BEGIN

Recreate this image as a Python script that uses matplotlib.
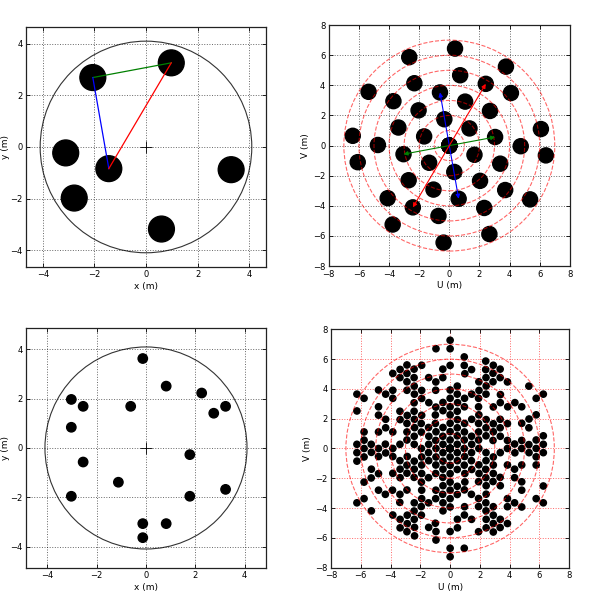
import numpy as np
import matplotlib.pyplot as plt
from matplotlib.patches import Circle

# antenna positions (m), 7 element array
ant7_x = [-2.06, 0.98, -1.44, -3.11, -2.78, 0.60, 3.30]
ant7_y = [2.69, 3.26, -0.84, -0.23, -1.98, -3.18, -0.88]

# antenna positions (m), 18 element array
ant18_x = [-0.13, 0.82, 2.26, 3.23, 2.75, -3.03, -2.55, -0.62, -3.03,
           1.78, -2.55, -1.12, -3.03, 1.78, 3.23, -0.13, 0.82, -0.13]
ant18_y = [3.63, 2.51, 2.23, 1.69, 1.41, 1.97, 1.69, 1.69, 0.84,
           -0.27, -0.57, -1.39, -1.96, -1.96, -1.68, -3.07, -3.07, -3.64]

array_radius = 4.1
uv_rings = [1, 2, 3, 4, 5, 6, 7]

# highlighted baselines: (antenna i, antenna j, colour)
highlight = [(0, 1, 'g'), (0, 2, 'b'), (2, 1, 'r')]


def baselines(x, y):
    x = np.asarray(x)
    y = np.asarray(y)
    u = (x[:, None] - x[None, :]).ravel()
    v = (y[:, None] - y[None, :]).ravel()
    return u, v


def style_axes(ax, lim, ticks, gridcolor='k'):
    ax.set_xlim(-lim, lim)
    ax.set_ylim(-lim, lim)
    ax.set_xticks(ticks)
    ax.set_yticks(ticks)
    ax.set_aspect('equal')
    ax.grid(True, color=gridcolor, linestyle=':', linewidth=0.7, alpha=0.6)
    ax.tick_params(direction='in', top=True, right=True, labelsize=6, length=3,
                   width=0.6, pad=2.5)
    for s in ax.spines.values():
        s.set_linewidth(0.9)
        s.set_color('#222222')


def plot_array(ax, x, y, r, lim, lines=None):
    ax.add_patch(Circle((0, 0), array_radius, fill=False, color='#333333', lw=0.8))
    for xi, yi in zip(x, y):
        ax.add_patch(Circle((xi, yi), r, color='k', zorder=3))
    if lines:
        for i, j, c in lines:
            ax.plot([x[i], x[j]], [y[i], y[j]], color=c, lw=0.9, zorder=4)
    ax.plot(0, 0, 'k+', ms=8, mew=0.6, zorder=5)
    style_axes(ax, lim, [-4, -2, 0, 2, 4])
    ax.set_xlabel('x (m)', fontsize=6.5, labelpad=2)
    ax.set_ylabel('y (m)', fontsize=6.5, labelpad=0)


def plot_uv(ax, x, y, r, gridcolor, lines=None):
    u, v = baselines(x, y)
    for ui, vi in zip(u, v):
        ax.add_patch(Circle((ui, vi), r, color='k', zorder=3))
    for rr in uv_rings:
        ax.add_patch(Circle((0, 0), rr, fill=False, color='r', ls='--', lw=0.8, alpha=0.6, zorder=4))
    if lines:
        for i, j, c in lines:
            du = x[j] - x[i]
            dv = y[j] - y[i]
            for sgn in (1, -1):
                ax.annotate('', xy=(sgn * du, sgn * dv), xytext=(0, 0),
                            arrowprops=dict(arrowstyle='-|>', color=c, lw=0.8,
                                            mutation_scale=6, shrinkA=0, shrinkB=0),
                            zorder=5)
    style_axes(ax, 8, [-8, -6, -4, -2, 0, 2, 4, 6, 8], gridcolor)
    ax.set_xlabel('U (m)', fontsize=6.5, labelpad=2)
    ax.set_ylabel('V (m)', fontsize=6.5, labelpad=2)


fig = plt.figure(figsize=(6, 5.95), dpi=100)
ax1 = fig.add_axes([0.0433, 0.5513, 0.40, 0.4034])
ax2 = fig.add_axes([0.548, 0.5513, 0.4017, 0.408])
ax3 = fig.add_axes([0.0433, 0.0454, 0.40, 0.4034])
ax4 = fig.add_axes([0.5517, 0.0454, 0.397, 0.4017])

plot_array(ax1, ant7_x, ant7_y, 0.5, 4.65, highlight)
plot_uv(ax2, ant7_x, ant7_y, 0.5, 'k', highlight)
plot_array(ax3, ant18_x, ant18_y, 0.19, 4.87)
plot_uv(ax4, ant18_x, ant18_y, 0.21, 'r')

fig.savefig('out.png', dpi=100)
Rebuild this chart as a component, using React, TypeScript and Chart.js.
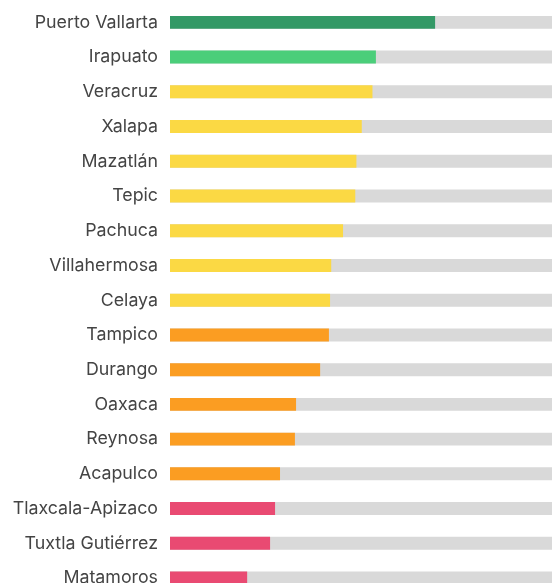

END

• Exercise directions: Set down the material exactly, every line of it, except for the pictures.

• Full answer:
Recreate this image as a Python script that uses matplotlib.
import numpy as np
import matplotlib.pyplot as plt
from matplotlib.patches import Circle

# antenna positions (m), 7 element array
ant7_x = [-2.06, 0.98, -1.44, -3.11, -2.78, 0.60, 3.30]
ant7_y = [2.69, 3.26, -0.84, -0.23, -1.98, -3.18, -0.88]

# antenna positions (m), 18 element array
ant18_x = [-0.13, 0.82, 2.26, 3.23, 2.75, -3.03, -2.55, -0.62, -3.03,
           1.78, -2.55, -1.12, -3.03, 1.78, 3.23, -0.13, 0.82, -0.13]
ant18_y = [3.63, 2.51, 2.23, 1.69, 1.41, 1.97, 1.69, 1.69, 0.84,
           -0.27, -0.57, -1.39, -1.96, -1.96, -1.68, -3.07, -3.07, -3.64]

array_radius = 4.1
uv_rings = [1, 2, 3, 4, 5, 6, 7]

# highlighted baselines: (antenna i, antenna j, colour)
highlight = [(0, 1, 'g'), (0, 2, 'b'), (2, 1, 'r')]


def baselines(x, y):
    x = np.asarray(x)
    y = np.asarray(y)
    u = (x[:, None] - x[None, :]).ravel()
    v = (y[:, None] - y[None, :]).ravel()
    return u, v


def style_axes(ax, lim, ticks, gridcolor='k'):
    ax.set_xlim(-lim, lim)
    ax.set_ylim(-lim, lim)
    ax.set_xticks(ticks)
    ax.set_yticks(ticks)
    ax.set_aspect('equal')
    ax.grid(True, color=gridcolor, linestyle=':', linewidth=0.7, alpha=0.6)
    ax.tick_params(direction='in', top=True, right=True, labelsize=6, length=3,
                   width=0.6, pad=2.5)
    for s in ax.spines.values():
        s.set_linewidth(0.9)
        s.set_color('#222222')


def plot_array(ax, x, y, r, lim, lines=None):
    ax.add_patch(Circle((0, 0), array_radius, fill=False, color='#333333', lw=0.8))
    for xi, yi in zip(x, y):
        ax.add_patch(Circle((xi, yi), r, color='k', zorder=3))
    if lines:
        for i, j, c in lines:
            ax.plot([x[i], x[j]], [y[i], y[j]], color=c, lw=0.9, zorder=4)
    ax.plot(0, 0, 'k+', ms=8, mew=0.6, zorder=5)
    style_axes(ax, lim, [-4, -2, 0, 2, 4])
    ax.set_xlabel('x (m)', fontsize=6.5, labelpad=2)
    ax.set_ylabel('y (m)', fontsize=6.5, labelpad=0)


def plot_uv(ax, x, y, r, gridcolor, lines=None):
    u, v = baselines(x, y)
    for ui, vi in zip(u, v):
        ax.add_patch(Circle((ui, vi), r, color='k', zorder=3))
    for rr in uv_rings:
        ax.add_patch(Circle((0, 0), rr, fill=False, color='r', ls='--', lw=0.8, alpha=0.6, zorder=4))
    if lines:
        for i, j, c in lines:
            du = x[j] - x[i]
            dv = y[j] - y[i]
            for sgn in (1, -1):
                ax.annotate('', xy=(sgn * du, sgn * dv), xytext=(0, 0),
                            arrowprops=dict(arrowstyle='-|>', color=c, lw=0.8,
                                            mutation_scale=6, shrinkA=0, shrinkB=0),
                            zorder=5)
    style_axes(ax, 8, [-8, -6, -4, -2, 0, 2, 4, 6, 8], gridcolor)
    ax.set_xlabel('U (m)', fontsize=6.5, labelpad=2)
    ax.set_ylabel('V (m)', fontsize=6.5, labelpad=2)


fig = plt.figure(figsize=(6, 5.95), dpi=100)
ax1 = fig.add_axes([0.0433, 0.5513, 0.40, 0.4034])
ax2 = fig.add_axes([0.548, 0.5513, 0.4017, 0.408])
ax3 = fig.add_axes([0.0433, 0.0454, 0.40, 0.4034])
ax4 = fig.add_axes([0.5517, 0.0454, 0.397, 0.4017])

plot_array(ax1, ant7_x, ant7_y, 0.5, 4.65, highlight)
plot_uv(ax2, ant7_x, ant7_y, 0.5, 'k', highlight)
plot_array(ax3, ant18_x, ant18_y, 0.19, 4.87)
plot_uv(ax4, ant18_x, ant18_y, 0.21, 'r')

fig.savefig('out.png', dpi=100)
Rebuild this chart as a component, using React, TypeScript and Chart.js.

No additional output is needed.